**Instructions for the task**. Leave out the pictures, and retype only the lines from the beginning of the material through the line that contains "const yTicks = [0, 5, 10, 15, 20, 25, 30];", including both.

>> START

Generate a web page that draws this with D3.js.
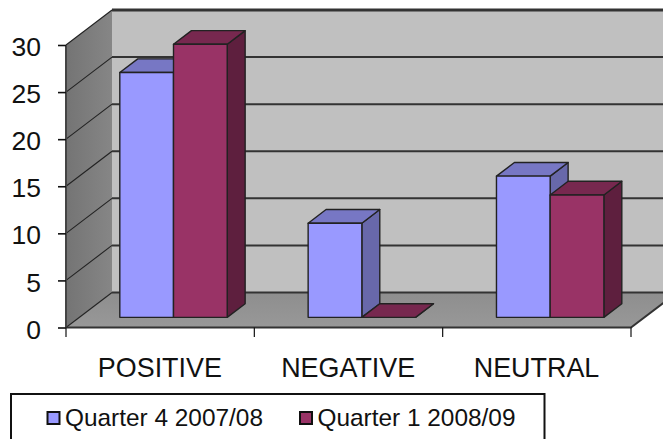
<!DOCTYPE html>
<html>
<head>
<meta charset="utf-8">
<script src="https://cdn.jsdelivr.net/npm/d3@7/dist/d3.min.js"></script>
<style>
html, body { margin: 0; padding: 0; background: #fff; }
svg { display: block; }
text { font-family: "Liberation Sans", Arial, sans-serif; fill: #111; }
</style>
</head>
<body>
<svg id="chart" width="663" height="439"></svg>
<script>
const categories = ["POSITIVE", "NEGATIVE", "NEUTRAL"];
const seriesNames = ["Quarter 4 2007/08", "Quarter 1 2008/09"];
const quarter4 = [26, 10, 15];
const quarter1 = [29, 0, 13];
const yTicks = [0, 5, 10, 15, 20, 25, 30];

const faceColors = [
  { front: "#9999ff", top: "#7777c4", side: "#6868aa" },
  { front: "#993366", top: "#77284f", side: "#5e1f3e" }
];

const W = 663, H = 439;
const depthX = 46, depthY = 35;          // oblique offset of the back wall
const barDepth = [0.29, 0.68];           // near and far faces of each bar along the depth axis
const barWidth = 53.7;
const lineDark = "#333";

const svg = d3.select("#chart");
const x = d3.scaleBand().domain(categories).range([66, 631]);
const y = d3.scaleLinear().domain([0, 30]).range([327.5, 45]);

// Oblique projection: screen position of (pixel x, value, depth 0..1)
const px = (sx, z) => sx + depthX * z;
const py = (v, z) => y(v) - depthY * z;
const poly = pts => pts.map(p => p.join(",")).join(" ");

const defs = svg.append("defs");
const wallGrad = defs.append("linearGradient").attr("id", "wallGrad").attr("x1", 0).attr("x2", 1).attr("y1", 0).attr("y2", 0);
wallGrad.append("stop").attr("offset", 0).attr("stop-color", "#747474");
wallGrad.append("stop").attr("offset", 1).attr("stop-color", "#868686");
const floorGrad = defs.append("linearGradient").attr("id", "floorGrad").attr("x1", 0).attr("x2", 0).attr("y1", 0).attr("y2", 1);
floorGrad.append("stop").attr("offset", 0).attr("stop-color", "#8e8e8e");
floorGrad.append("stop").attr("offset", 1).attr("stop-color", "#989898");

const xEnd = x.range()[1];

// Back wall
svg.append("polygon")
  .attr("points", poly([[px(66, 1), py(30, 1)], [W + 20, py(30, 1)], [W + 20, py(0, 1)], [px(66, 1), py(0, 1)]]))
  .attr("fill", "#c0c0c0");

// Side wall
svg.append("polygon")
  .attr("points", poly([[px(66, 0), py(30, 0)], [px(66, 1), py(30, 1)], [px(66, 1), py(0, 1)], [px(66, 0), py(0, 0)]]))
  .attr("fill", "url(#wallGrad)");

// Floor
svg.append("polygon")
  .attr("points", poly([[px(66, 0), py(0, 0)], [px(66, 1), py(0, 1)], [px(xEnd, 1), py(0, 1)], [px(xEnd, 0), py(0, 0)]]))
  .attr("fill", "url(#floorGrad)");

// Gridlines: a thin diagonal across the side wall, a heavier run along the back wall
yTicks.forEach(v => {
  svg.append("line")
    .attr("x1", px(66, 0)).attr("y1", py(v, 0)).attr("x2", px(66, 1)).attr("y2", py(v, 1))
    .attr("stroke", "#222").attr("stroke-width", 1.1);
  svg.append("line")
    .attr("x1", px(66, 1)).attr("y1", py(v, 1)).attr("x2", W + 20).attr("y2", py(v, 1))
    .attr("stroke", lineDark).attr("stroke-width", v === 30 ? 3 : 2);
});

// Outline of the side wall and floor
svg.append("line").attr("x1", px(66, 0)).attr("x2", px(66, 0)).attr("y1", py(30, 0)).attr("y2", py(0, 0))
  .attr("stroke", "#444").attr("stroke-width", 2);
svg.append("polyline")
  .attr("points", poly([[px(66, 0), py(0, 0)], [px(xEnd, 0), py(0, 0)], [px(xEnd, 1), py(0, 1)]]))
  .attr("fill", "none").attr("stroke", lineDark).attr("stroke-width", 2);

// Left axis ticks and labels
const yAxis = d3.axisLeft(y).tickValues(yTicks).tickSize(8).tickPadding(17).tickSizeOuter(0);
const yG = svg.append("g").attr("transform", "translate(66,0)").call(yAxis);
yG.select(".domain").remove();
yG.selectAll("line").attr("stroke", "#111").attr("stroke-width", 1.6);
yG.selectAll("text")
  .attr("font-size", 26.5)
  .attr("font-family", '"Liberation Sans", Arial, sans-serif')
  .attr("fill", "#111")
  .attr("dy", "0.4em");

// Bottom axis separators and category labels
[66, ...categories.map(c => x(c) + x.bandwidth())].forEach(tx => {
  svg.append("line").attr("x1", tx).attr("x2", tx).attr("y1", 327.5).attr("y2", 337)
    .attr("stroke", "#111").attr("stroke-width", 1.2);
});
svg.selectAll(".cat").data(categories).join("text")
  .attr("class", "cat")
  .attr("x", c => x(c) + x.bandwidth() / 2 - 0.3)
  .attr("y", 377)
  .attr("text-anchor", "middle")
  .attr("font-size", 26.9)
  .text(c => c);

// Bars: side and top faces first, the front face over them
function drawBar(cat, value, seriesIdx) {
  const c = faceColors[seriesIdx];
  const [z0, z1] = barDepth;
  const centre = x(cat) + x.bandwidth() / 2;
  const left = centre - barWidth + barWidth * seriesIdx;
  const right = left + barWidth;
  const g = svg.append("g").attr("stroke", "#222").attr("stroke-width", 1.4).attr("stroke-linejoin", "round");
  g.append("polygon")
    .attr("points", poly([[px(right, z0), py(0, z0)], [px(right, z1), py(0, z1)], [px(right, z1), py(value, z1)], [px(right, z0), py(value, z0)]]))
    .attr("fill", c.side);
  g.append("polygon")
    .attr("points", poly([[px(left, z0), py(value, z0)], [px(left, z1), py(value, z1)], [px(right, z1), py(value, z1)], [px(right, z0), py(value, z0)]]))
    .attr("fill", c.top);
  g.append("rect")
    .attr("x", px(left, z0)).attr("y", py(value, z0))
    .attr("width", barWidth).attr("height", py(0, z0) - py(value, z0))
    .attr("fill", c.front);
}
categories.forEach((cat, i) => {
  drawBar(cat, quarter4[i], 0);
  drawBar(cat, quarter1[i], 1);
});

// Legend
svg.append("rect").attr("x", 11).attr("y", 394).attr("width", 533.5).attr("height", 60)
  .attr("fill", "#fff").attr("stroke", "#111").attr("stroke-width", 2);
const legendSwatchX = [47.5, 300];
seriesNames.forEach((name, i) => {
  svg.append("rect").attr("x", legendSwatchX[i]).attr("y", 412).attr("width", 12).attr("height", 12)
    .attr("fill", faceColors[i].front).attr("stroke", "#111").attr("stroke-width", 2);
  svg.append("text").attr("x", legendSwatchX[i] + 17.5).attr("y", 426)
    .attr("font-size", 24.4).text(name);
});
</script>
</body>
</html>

>> END

**Task output**.
Generate a web page that draws this with D3.js.
<!DOCTYPE html>
<html>
<head>
<meta charset="utf-8">
<script src="https://cdn.jsdelivr.net/npm/d3@7/dist/d3.min.js"></script>
<style>
html, body { margin: 0; padding: 0; background: #fff; }
svg { display: block; }
text { font-family: "Liberation Sans", Arial, sans-serif; fill: #111; }
</style>
</head>
<body>
<svg id="chart" width="663" height="439"></svg>
<script>
const categories = ["POSITIVE", "NEGATIVE", "NEUTRAL"];
const seriesNames = ["Quarter 4 2007/08", "Quarter 1 2008/09"];
const quarter4 = [26, 10, 15];
const quarter1 = [29, 0, 13];
const yTicks = [0, 5, 10, 15, 20, 25, 30];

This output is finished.